Peste des petits ruminants (PPRV/"goat plague"): original source in West Africa, went the other way (now endemic in mideast and southern Asia). similar to rinderpest, affects goats and sheep and a range of wild hosts
Phocine & cetacean distemper viruses: there have been recent discovery of a whole batch of these viruses in causing marine mammal die-offs of various kinds: these epidemics are really hard to observe, but bodies do wash up (North Sea phocine distemper virus epidemic in 1988 is probably the most carefully recorded example), and reverse transcriptase PCR (RT-PCR) techniques are helping a lot because one can extract virus from decomposing/ed samples (and sequence the virus, if there's enough left, to find out phylogenetic relationships)
Canine distemper virus: domestic dogs (obviously), also affects wild dogs, hyaenas, and almost every other carnivore you can think of (polar bears, raccoons, pandas, seals, ferrets, lions, etc. etc. etc.). Responsible for many outbreaks in small and endangered wildlife populations: e.g. blackfooted ferrets, lions of the Ngorongo crater (30% (?) mortality in 1994). Often spread from domestic dogs (which often have high, stable population densities) but also (?) in some cases apparently circulating/persistent within wild populations (polar bears, crabeater seals).

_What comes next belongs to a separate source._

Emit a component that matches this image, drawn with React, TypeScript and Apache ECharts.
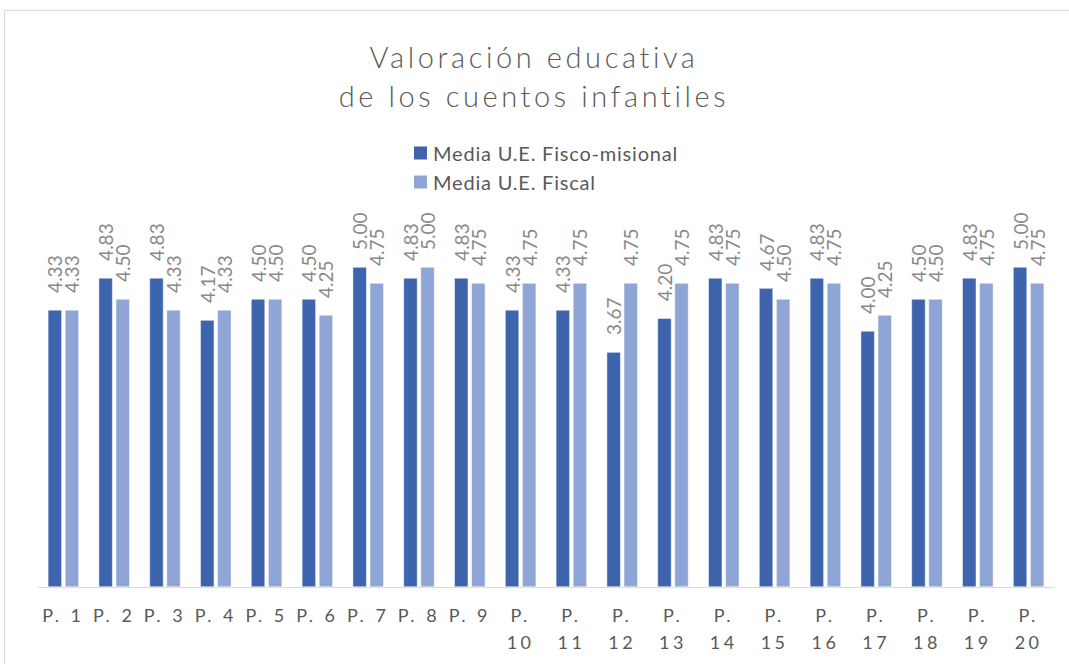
import React, { useEffect, useRef } from "react";
import * as echarts from "echarts";

const categories = [
  "P. 1", "P. 2", "P. 3", "P. 4", "P. 5", "P. 6", "P. 7", "P. 8", "P. 9", "P. 10",
  "P. 11", "P. 12", "P. 13", "P. 14", "P. 15", "P. 16", "P. 17", "P. 18", "P. 19", "P. 20",
];
const fiscoMisional = [4.33, 4.83, 4.83, 4.17, 4.5, 4.5, 5.0, 4.83, 4.83, 4.33, 4.33, 3.67, 4.2, 4.83, 4.67, 4.83, 4.0, 4.5, 4.83, 5.0];
const fiscal = [4.33, 4.5, 4.33, 4.33, 4.5, 4.25, 4.75, 5.0, 4.75, 4.75, 4.75, 4.75, 4.75, 4.75, 4.5, 4.75, 4.25, 4.5, 4.75, 4.75];
const seriesNames = ["Media U.E. Fisco-misional", "Media U.E. Fiscal"];
const titleText = "Valoración educativa\nde los cuentos infantiles";

const DARK = "#3d64ad";
const LIGHT = "#8fa5d6";

export default function App() {
  const ref = useRef<HTMLDivElement>(null);
  useEffect(() => {
    if (!ref.current) return;
    const style = document.createElement("style");
    style.textContent = `
      #root svg text[style*="DejaVu Sans"], #root svg text[font-family*="DejaVu Sans"] { letter-spacing: 3.6px; }
      #root svg text[style*="Noto Sans"], #root svg text[font-family*="Noto Sans"] { letter-spacing: 3.5px; }
      #root svg text[style*="Liberation Sans"], #root svg text[font-family*="Liberation Sans"] { letter-spacing: 0.8px; }
    `;
    document.head.appendChild(style);
    const chart = echarts.init(ref.current, null, { renderer: "svg" });
    const labelOpt = {
      show: true,
      position: "top",
      rotate: 90,
      align: "left",
      verticalAlign: "middle",
      distance: 17,
      color: "#898989",
      fontSize: 19,
      fontFamily: "Lato",
      formatter: (p: any) => Number(p.value).toFixed(2),
    };
    chart.setOption({
      animation: false,
      backgroundColor: "#ffffff",
      graphic: [
        {
          type: "rect",
          silent: true,
          shape: { x: 4.5, y: 10.5, width: 1100, height: 700 },
          style: { fill: "none", stroke: "#d9d9d9", lineWidth: 1 },
        },
      ],
      title: {
        text: titleText,
        left: 529,
        textAlign: "center",
        top: 32,
        textStyle: {
          fontFamily: "Lato, 'DejaVu Sans'",
          fontWeight: 300,
          fontSize: 29,
          lineHeight: 39,
          color: "#595959",
        },
      },
      legend: {
        orient: "vertical",
        left: 407,
        top: 138,
        itemWidth: 15,
        itemHeight: 15,
        itemGap: 9,
        icon: "rect",
        textStyle: { fontFamily: "Lato, 'Liberation Sans'", fontSize: 20, color: "#595959" },
        data: seriesNames,
      },
      grid: { left: 38, right: 15, top: 203, bottom: 77, containLabel: false },
      xAxis: {
        type: "category",
        data: categories,
        axisLine: { lineStyle: { color: "#d9d9d9", width: 1 } },
        axisTick: { show: false },
        axisLabel: {
          interval: 0,
          color: "#595959",
          fontSize: 18,
          fontFamily: "Lato, 'Noto Sans'",
          lineHeight: 27,
          margin: 14,
          formatter: (v: string) => (v.length > 4 ? v.replace(" ", "\n") : v),
        },
      },
      yAxis: {
        type: "value",
        min: 0,
        max: 6,
        interval: 1,
        show: false,
        splitLine: { show: false },
      },
      series: [
        {
          name: seriesNames[0],
          type: "bar",
          data: fiscoMisional,
          barWidth: 14,
          barGap: "22%",
          itemStyle: { color: DARK, borderColor: "#ffffff", borderWidth: 0.5 },
          label: labelOpt,
        },
        {
          name: seriesNames[1],
          type: "bar",
          data: fiscal,
          barWidth: 14,
          itemStyle: { color: LIGHT, borderColor: "#ffffff", borderWidth: 0.5 },
          label: labelOpt,
        },
      ],
    });
    return () => {
      chart.dispose();
      style.remove();
    };
  }, []);
  return (
    <div
      ref={ref}
      style={{ position: "absolute", left: 0, top: 0, width: 1069, height: 664 }}
    />
  );
}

Q: could patterns of host specificity be related to population ecology of the host taxa? (e.g. large, stable populations allow more specialized parasites?)

Host shifting

Morbilliviruses apparently switch hosts a lot. In particular, we can see shifts in specificity at three levels, each of which has molecular phylogenies to back it up.

the most "macro" level, the distinction between different large branches of the phylogeny (measles, rinderpest/PPRV, CDV/PDV)
at an intermediate level, the (apparently) more recent origin of a variety of different strains of marine mammal viruses, probably from CDV (these viruses may also be traded between different marine mammal populations, or persistent within some particularly large populations). Molecular data

(RPV=rinderpest; PDV=phocine distemper virus; DMV=dolphin morbillivirus; CDV=canine distemper virus; PMV=porpoise morbillivirus; PPRV=peste des petits ruminants; MSMV=monk seal morbillivirus (WA, West Africa, and G, greece); MV-EDM=measles virus, Edmonton (vaccine) strain)
canine distemper virus seems to have very few limits, although there are recognizable differences between strains; however, these strains are mostly geographical rather than grouped by species, e.g.:

Evolutionary ideas

Morbilliviruses form a "global web" of disease. The web is dynamic; new strains seem to be forming all the time, from measles (which apparently evolved in the last 10,000 years), to the closely related marine mammal family, to the related strains in CDV epidemics. If we are sufficiently careful we can draw some analogies between metazoan parasites in a single host (when the host dies the parasite has to move on), morbilliviruses in a population, and maybe even in the long run diseases in a population that goes extinct (although there's a problem here, since we are unlikely ever to know about entire species that were driven extinct by diseases [although the golden tree frog in Costa Rica -- driven to disappearance and possible extinction by a chytrid fungus -- may, alas, be an example]).